Integration and Features:
- DataDog Prometheus OpenMetrics Collect our exposed Prometheus and OpenMetrics metrics from our Docker containers by using the Datadog Agent, Datadog supports Prometheus metrics, which allows you to send your - Prometheus metrics to Datadog for visualization and alerting. It's designed to be simple to set up.
- Easy to set up DataDog Agent on Droplets to monitor, disk space, CPU, memory, running status, and logs) and Dashboards to visualize
- New Relic provides a selection of pre-built dashboards that readily display critical parameters like CPU usage, storage levels, and memory consumption. However, it's important to note that the quantity of these pre-constructed dashboards is limited. To fully harness the capabilities of this solution, we'll need to invest time in comprehending the metrics and constructing custom dashboards tailored to our specific needs.
- No native support for Grafana Loki
You can also get more information about the pricing page here.
Pro Plan:
- Estimated Cost: $39/month
The components include:
- Subscription Fee: $29/month.
- Log Management: 100GB included with the subscription ($0.50/GB/month beyond that).
- Retention: 30 days included with the subscription.
- Users: 5 active users are included with the subscription ($8 per user/month for additional users if needed).
- Metrics: Includes 15k metrics with 13 months of retention.
Integration and Features:
- Native Integration with Grafana, Prometheus and Grafana Loki
- Easy installation of node exporter to monitor, disk space, CPU, memory, running status, and logs) and visualize and alerts
- Grafana Cloud offers a comprehensive, customizable dashboard for data tracking and visualization(we already have a Forest Dashboard)

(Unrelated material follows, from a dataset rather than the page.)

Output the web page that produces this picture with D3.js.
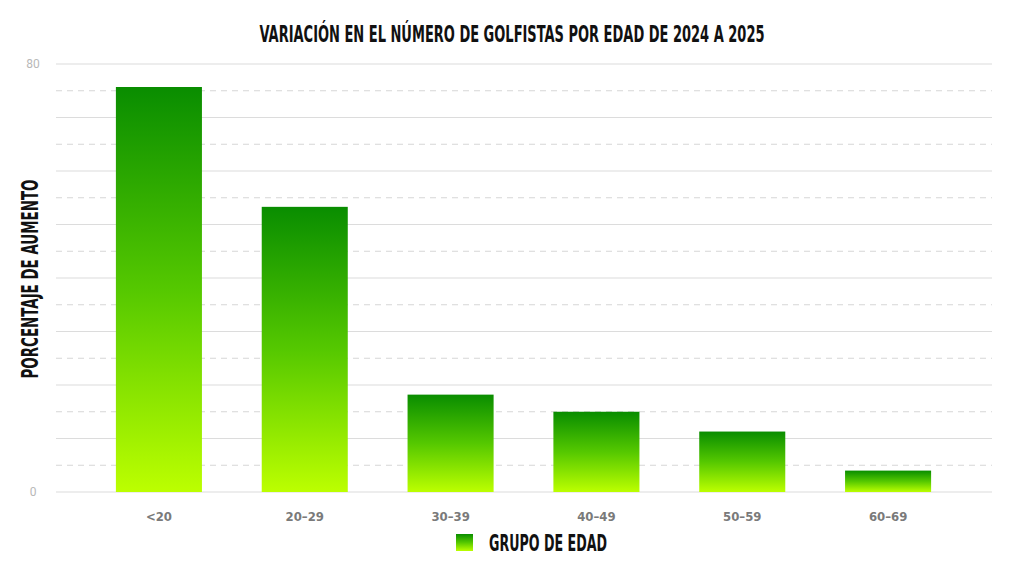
<!DOCTYPE html>
<html>
<head>
<meta charset="utf-8">
<script src="https://cdn.jsdelivr.net/npm/d3@7"></script>
<style>
  body { margin: 0; background: #fff; }
  .cond { font-family: "DejaVu Sans Condensed", "Liberation Sans Narrow", sans-serif; font-weight: bold; }
</style>
</head>
<body>
<svg id="chart" width="1024" height="579"></svg>
<script>
// data
const groups = ["<20", "20–29", "30–39", "40–49", "50–59", "60–69"];
const increase = [75.7, 53.3, 18.2, 15.0, 11.3, 4.0];
const yTicks = [0, 80];

const svg = d3.select("#chart");
const width = 1024, height = 579;

// x band covers the bars, gridlines run a bit wider
let x = d3.scaleBand().domain(groups).range([86, 961]).paddingInner(0.41).paddingOuter(0.205);
let y = d3.scaleLinear().domain([0, 80]).range([492, 64]);

// gradient for bars and legend swatch
let defs = svg.append("defs");
let grad = defs.append("linearGradient").attr("id", "barGrad")
    .attr("x1", 0).attr("y1", 0).attr("x2", 0).attr("y2", 1);
grad.append("stop").attr("offset", "0%").attr("stop-color", "#098d00");
grad.append("stop").attr("offset", "50%").attr("stop-color", "#55c800");
grad.append("stop").attr("offset", "100%").attr("stop-color", "#bcff00");

// grid: solid every 10, dashed at the 5s
let gridVals = d3.range(0, 81, 5);
svg.append("g").selectAll("line").data(gridVals).enter().append("line")
    .attr("x1", 56).attr("x2", 992)
    .attr("y1", d => y(d)).attr("y2", d => y(d))
    .attr("stroke", d => d % 10 === 0 ? "#dcdcdc" : "#d6d6d6")
    .attr("stroke-width", d => d % 10 === 0 ? 1.2 : 1)
    .attr("stroke-dasharray", d => d % 10 === 0 ? null : "6,5");

// y tick labels
svg.append("g").selectAll("text").data(yTicks).enter().append("text")
    .attr("x", 33).attr("y", d => y(d)).attr("dy", "0.35em")
    .attr("text-anchor", "middle")
    .style("font-family", "Roboto, sans-serif").style("font-size", "12px")
    .attr("fill", "#b8b8b8")
    .text(d => d);

// bars
svg.append("g").selectAll("rect").data(increase).enter().append("rect")
    .attr("x", (d, i) => x(groups[i]))
    .attr("width", x.bandwidth())
    .attr("y", d => y(d))
    .attr("height", d => y(0) - y(d))
    .attr("fill", "url(#barGrad)");

// x labels
svg.append("g").selectAll("text").data(groups).enter().append("text")
    .attr("class", "cond")
    .attr("x", d => x(d) + x.bandwidth() / 2).attr("y", 521)
    .attr("text-anchor", "middle")
    .style("font-size", "13px").attr("fill", "#7a7a7a")
    .text(d => d);

// title
svg.append("text").attr("class", "cond")
    .attr("x", 512).attr("y", 42).attr("text-anchor", "middle")
    .style("font-size", "23px").attr("fill", "#111")
    .attr("textLength", 505).attr("lengthAdjust", "spacingAndGlyphs")
    .text("VARIACIÓN EN EL NÚMERO DE GOLFISTAS POR EDAD DE 2024 A 2025");

// y axis title
svg.append("text").attr("class", "cond")
    .attr("transform", "translate(38,279) rotate(-90)")
    .attr("text-anchor", "middle")
    .style("font-size", "23px").attr("fill", "#111")
    .attr("textLength", 199).attr("lengthAdjust", "spacingAndGlyphs")
    .text("PORCENTAJE DE AUMENTO");

// legend
let legend = svg.append("g").attr("transform", "translate(456,534)");
legend.append("rect").attr("width", 17).attr("height", 17).attr("fill", "url(#barGrad)");
legend.append("text").attr("class", "cond")
    .attr("x", 33).attr("y", 17)
    .style("font-size", "23px").attr("fill", "#111")
    .attr("textLength", 118).attr("lengthAdjust", "spacingAndGlyphs")
    .text("GRUPO DE EDAD");
</script>
</body>
</html>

- Easy set-up and configure
- Large community support
Further details can be found on the Grafana Cloud pricing page.
Following a comprehensive analysis of the three managed monitoring services, we have decided to adopt New Relic for our Forest Infrastructure monitoring needs. The reasons behind our choice are multifold:
New Relic's robust capabilities are well suited for monitoring various components of our infrastructure, including the Snapshot-Service, Sync-Check Service, and our Forest and lotus Nodes. This aligns with our need for a service that can provide comprehensive external monitoring.
Cost-wise, New Relic's pricing model is advantageous to us. Our estimated monitoring data and log output fit well within the limits of their standard plan. This pricing model also provides us the flexibility to scale our monitoring activities in the future without significantly impacting the cost.
The integration of New Relic with Prometheus OpenMetrics is a beneficial feature as it allows us to scrape Prometheus endpoints and visualize crucial metrics. New Relic's custom instrumentation and telemetry offer added benefits by enabling us to monitor specific operations such as tipset validation and alert us to performance regressions.
New Relic's user-friendly interface simplifies the process of setting up custom alerts and provides an interactive dashboard for real-time tracking of metrics.
However, considering our specific needs, New Relic seems to be the best fit. While New Relic's features, cost-effective pricing model, and integration capabilities align with our specific use case.